▸ **WORK TO COMPLETE**
Pictures stay out of this copy, which runs from the first line of the material through the line containing "STEP = 0.25".
### DATASET EXTRACT ###
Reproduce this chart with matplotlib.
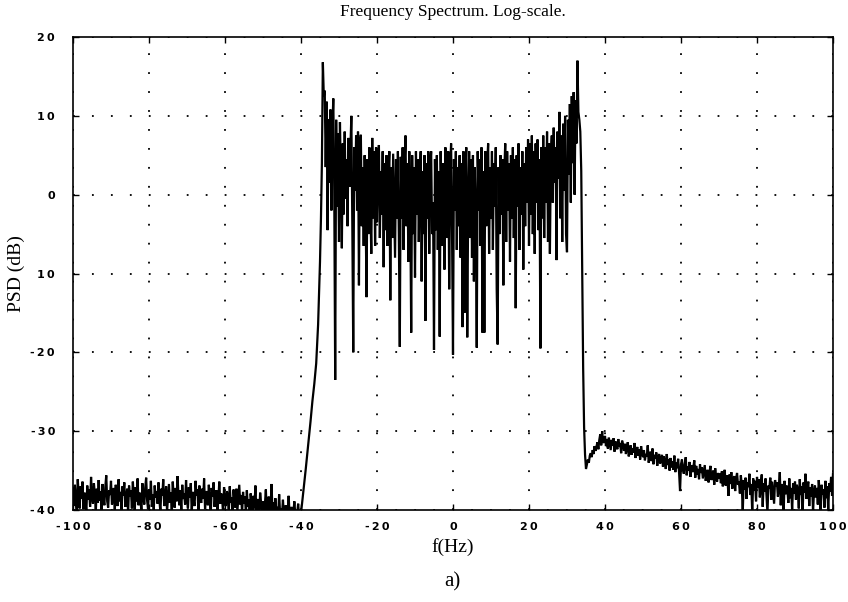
import numpy as np
import matplotlib
matplotlib.use("Agg")
import matplotlib.pyplot as plt

# ---------------- data (dB values) ----------------
STEP = 0.25

floor_left_start = -100.0
floor_left = [
    -37.2,-39.5,-36.8,-38.9,-40.3,-36.1,-38.2,-39.8,-37.0,-38.6,-36.4,-39.9,-37.8,-38.3,-40.5,-36.9,-38.7,-37.4,-39.6,-35.8,
    -38.4,-39.2,-36.6,-38.0,-40.2,-37.3,-39.1,-36.2,-38.8,-37.6,-40.4,-36.7,-38.5,-39.4,-37.1,-35.6,-38.9,-39.7,-37.5,-38.1,
    -36.3,-39.3,-38.6,-37.2,-40.1,-36.8,-38.4,-39.5,-36.1,-38.9,-37.7,-40.3,-37.0,-38.2,-36.5,-39.6,-38.7,-37.3,-40.5,-36.9,
    -38.3,-37.5,-39.8,-36.4,-38.6,-40.2,-37.1,-38.9,-36.0,-39.4,-37.8,-38.5,-40.4,-36.6,-38.1,-39.3,-37.2,-35.9,-38.8,-39.9,
    -37.4,-38.7,-36.3,-39.6,-38.0,-40.1,-36.9,-38.4,-37.6,-39.2,-36.5,-38.8,-40.3,-37.3,-38.2,-36.1,-39.5,-38.6,-37.0,-40.2,
    -38.5,-36.7,-39.1,-37.8,-40.4,-36.4,-38.3,-39.7,-37.2,-38.9,-35.7,-38.1,-39.4,-37.5,-40.0,-36.8,-38.6,-37.9,-39.3,-36.2,
    -38.7,-39.8,-37.1,-38.4,-36.6,-40.3,-37.7,-38.8,-39.5,-36.3,-38.2,-37.4,-40.2,-36.9,-38.5,-39.1,-37.3,-38.6,-36.0,-39.9,
    -38.1,-37.6,-39.4,-36.8,-38.9,-40.4,-37.2,-38.3,-36.5,-39.6,-38.0,-37.5,-40.1,-38.7,-36.4,-39.2,-37.9,-38.6,-40.5,-37.1,
    -38.8,-39.5,-37.6,-38.2,-40.3,-37.0,-39.1,-38.4,-40.6,-37.4,-38.9,-39.7,-37.3,-40.2,-38.5,-36.8,-39.3,-38.1,-40.4,-37.7,
    -39.2,-38.3,-40.5,-37.5,-39.6,-38.7,-40.8,-37.9,-39.0,-40.3,-38.2,-39.8,-36.9,-40.4,-38.6,-39.4,-40.7,-37.8,-39.1,-40.2,
    -38.9,-40.6,-39.3,-37.4,-40.5,-39.7,-38.3,-40.8,-39.5,-36.7,-40.4,-39.0,-40.9,-38.5,-40.3,-39.6,-40.7,-38.0,-40.5,-39.8,
    -40.6,-38.7,-40.8,-40.2,-39.4,-40.9,-40.4,-38.2,-40.7,-40.5,-39.6,-40.8,-40.3,-38.9,-40.6,-40.9,-40.4,-39.2,-40.7,-40.5,
    -40.2,
]

edge_left_f = [-39.75,-39.5,-39.25,-39.0,-38.75,-38.5,-38.25,-38.0,-37.5,-37.0,-36.5,-36.0,-35.5,-35.0,-34.75]
edge_left_db = [-39.3,-38.2,-37.0,-35.9,-34.8,-33.6,-32.4,-31.3,-28.8,-26.2,-24.0,-21.4,-16.5,-8.5,-3.0]

band_start = -34.5
band = [
    4.0,16.8,12.5,13.2,3.5,11.8,-4.5,9.6,1.5,10.8,-2.0,8.4,12.2,0.5,-23.5,9.5,-1.5,7.8,-6.0,9.2,
    2.0,-6.8,6.5,-2.5,8.0,-0.5,4.5,-4.0,7.2,1.0,5.8,10.0,-3.5,-20.0,6.0,0.5,7.5,-2.0,8.0,-11.5,
    6.5,7.6,-4.0,3.5,-6.5,5.0,-2.0,-13.0,4.5,-5.0,6.0,-1.5,-7.5,7.2,-3.0,5.5,-6.5,6.0,-3.5,4.0,
    6.3,-5.5,3.0,-2.5,5.5,-9.2,4.0,-4.5,5.0,-6.5,2.5,5.5,-13.4,3.5,-5.5,5.2,-1.5,-8.0,4.5,-3.0,
    5.5,-5.0,-19.3,4.8,-3.0,6.0,-7.0,3.5,7.5,-4.0,4.0,-8.5,5.5,-1.5,-17.5,5.0,-5.0,3.5,-10.5,5.5,
    -2.5,4.5,-6.0,2.0,5.5,-11.0,3.0,-5.0,5.0,-16.0,4.0,-3.0,5.5,-7.5,3.5,5.5,-5.0,-1.0,-19.7,4.5,
    -4.5,5.0,-7.0,3.0,-18.0,5.5,-2.5,-6.5,4.0,-9.5,6.0,-2.0,-5.5,5.5,-12.0,3.0,6.5,-5.0,-20.3,4.5,
    -2.0,5.5,-7.0,3.5,-4.0,5.0,-8.0,4.0,-16.8,5.5,-15.0,3.0,6.0,-18.1,-1.0,5.5,-5.5,4.5,-8.0,5.0,
    -11.0,3.5,-2.5,-19.4,5.5,-2.0,4.5,-6.5,6.0,-17.5,3.0,-17.5,5.5,-4.0,4.0,6.5,-7.5,3.5,-3.0,5.5,
    -7.0,4.0,-1.5,6.0,-12.0,-19.0,3.5,-5.0,5.0,-2.5,4.5,-11.5,3.0,6.5,-6.0,5.5,-2.0,4.0,-8.5,5.0,
    -3.0,6.0,-5.5,4.5,-14.4,5.0,-1.5,6.5,-7.0,3.5,-2.5,5.5,-9.5,4.0,-4.0,6.0,-1.0,7.0,-6.5,6.5,
    -2.5,7.5,-5.0,5.5,-7.5,6.5,-1.0,7.0,-4.5,4.5,-19.5,6.0,-3.0,7.5,-5.5,6.0,-1.0,8.0,-6.0,6.5,
    -7.5,5.0,7.5,-1.0,8.5,1.5,6.0,-8.3,8.0,2.0,10.5,-3.0,7.5,-6.0,9.0,0.5,10.0,-5.0,-7.3,9.5,
    2.5,11.5,-1.0,12.5,4.0,13.0,0.0,12.0,6.5,17.0,10.5,9.5,8.0,
]

edge_right_f = [33.75,34.0,34.25,34.5,34.75,35.0]
edge_right_db = [3.0,-10.0,-22.0,-29.5,-33.0,-34.8]

tail_start = 35.25
tail = [
    -34.2,-33.6,-34.0,-33.1,-32.8,-33.3,-32.4,-32.9,-31.9,-32.5,-32.0,-31.4,-32.3,-31.1,-30.4,-31.8,-30.0,-31.5,-31.2,-30.6,
    -31.9,-31.0,-32.2,-30.8,-31.6,-32.4,-31.1,-31.8,-30.9,-32.6,-31.3,-31.9,-32.3,-31.0,-32.0,-31.5,-32.8,-31.2,-31.7,-32.5,
    -31.6,-32.9,-32.1,-31.4,-33.2,-32.4,-31.8,-33.0,-32.2,-32.7,-31.5,-33.4,-32.6,-32.0,-33.1,-32.3,-33.6,-31.9,-32.8,-33.3,
    -32.4,-33.7,-32.9,-33.2,-31.8,-34.0,-33.1,-32.6,-33.8,-32.2,-34.2,-33.0,-33.5,-32.7,-34.4,-33.3,-32.9,-34.1,-33.6,-33.0,
    -34.5,-33.2,-33.9,-34.8,-32.9,-34.3,-33.6,-35.0,-33.4,-34.6,-33.8,-34.9,-33.1,-35.2,-34.0,-34.7,-33.5,-35.3,-37.6,-34.2,
    -33.6,-34.9,-35.4,-34.1,-33.3,-35.6,-34.5,-35.0,-33.9,-35.8,-34.3,-35.2,-34.6,-33.7,-35.9,-34.4,-35.5,-34.8,-36.1,-34.2,
    -35.3,-34.6,-36.0,-35.1,-34.3,-36.3,-35.5,-34.9,-36.5,-35.2,-34.4,-36.2,-35.7,-35.0,-36.8,-34.7,-35.9,-36.4,-35.3,-36.0,
    -35.4,-36.6,-35.1,-37.0,-35.8,-34.9,-36.9,-35.6,-36.3,-38.2,-35.5,-36.7,-35.2,-37.3,-36.1,-35.7,-37.6,-36.0,-35.3,-36.8,
    -36.4,-37.9,-35.6,-36.9,-40.3,-36.2,-37.4,-35.9,-38.6,-36.5,-37.1,-35.4,-38.1,-36.7,-40.5,-36.0,-37.5,-36.3,-38.9,-35.8,
    -37.2,-36.1,-38.4,-36.8,-35.5,-39.6,-36.6,-37.7,-36.0,-38.2,-40.4,-36.9,-37.3,-35.9,-38.7,-36.4,-37.8,-39.2,-36.2,-37.0,
    -36.5,-38.3,-37.1,-35.2,-39.4,-36.7,-37.6,-40.6,-36.3,-38.0,-36.9,-37.4,-39.1,-36.0,-38.5,-37.2,-40.2,-36.6,-37.9,-36.4,
    -38.7,-36.8,-37.5,-39.8,-36.1,-38.1,-37.0,-40.5,-36.5,-37.8,-35.4,-38.6,-37.3,-36.4,-39.5,-37.1,-38.3,-36.7,-40.3,-37.6,
    -36.9,-38.4,-37.2,-39.3,-36.2,-37.9,-40.4,-36.8,-38.0,-37.4,-39.7,-36.3,-38.5,-37.0,-40.2,-36.6,-37.7,-35.8,-38.2,-35.4,
]

x_ticks = [-100, -80, -60, -40, -20, 0, 20, 40, 60, 80, 100]
x_ticklabels = ["-100", "-80", "-60", "-40", "-20", "0", "20", "40", "60", "80", "100"]
y_ticks = [-40, -30, -20, -10, 0, 10, 20]
y_ticklabels = ["-40", "-30", "-20", "10", "0", "10", "20"]

title = "Frequency Spectrum. Log-scale."
xlabel = "f(Hz)"
ylabel = "PSD (dB)"
caption = "a)"

# ---------------- assemble series ----------------
def seg(start, vals):
    f = start + STEP * np.arange(len(vals))
    return f, np.asarray(vals, float)

f1, d1 = seg(floor_left_start, floor_left)
f3, d3 = seg(band_start, band)
f5, d5 = seg(tail_start, tail)
freq = np.concatenate([f1, edge_left_f, f3, edge_right_f, f5])
psd = np.concatenate([d1, edge_left_db, d3, edge_right_db, d5])

# ---------------- plot ----------------
fig = plt.figure(figsize=(8.48, 6.02), dpi=100)
ax = fig.add_axes([73/848, 1 - 510/602, (833 - 73)/848, (510 - 37)/602])
ax.plot(freq, psd, color="black", lw=1.6, solid_joinstyle="miter")
ax.set_xlim(-100, 100)
ax.set_ylim(-40, 20)

def spaced(s):
    return "\u2009".join(s)

tick_font = dict(family="DejaVu Sans", weight="bold", size=8)
ax.set_xticks(x_ticks)
ax.set_xticklabels([spaced(s) for s in x_ticklabels], **tick_font)
ax.set_yticks(y_ticks)
ax.set_yticklabels([spaced(s) for s in y_ticklabels], **tick_font)
ax.tick_params(direction="in", length=4, width=1, top=True, right=True)
ax.tick_params(axis="x", pad=9)
ax.tick_params(axis="y", pad=13)

ax.grid(True, color="black", linewidth=1.3, linestyle=(0, (1.0, 9.5)))
for s in ax.spines.values():
    s.set_linewidth(1.2)

serif = ["Liberation Serif", "DejaVu Serif"]
ax.set_title(title, family=serif, size=12.5, pad=15)
ax.set_xlabel(xlabel, family=serif, size=14, labelpad=4)
ax.set_ylabel(ylabel, family=serif, size=14, labelpad=4)
fig.text(0.534, 1 - 582/602, caption, family=serif, size=15, ha="center", va="center")

fig.savefig("out.png", dpi=100, facecolor="white")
###
▸ **SOLVED EXERCISE**
Reproduce this chart with matplotlib.
import numpy as np
import matplotlib
matplotlib.use("Agg")
import matplotlib.pyplot as plt

# ---------------- data (dB values) ----------------
STEP = 0.25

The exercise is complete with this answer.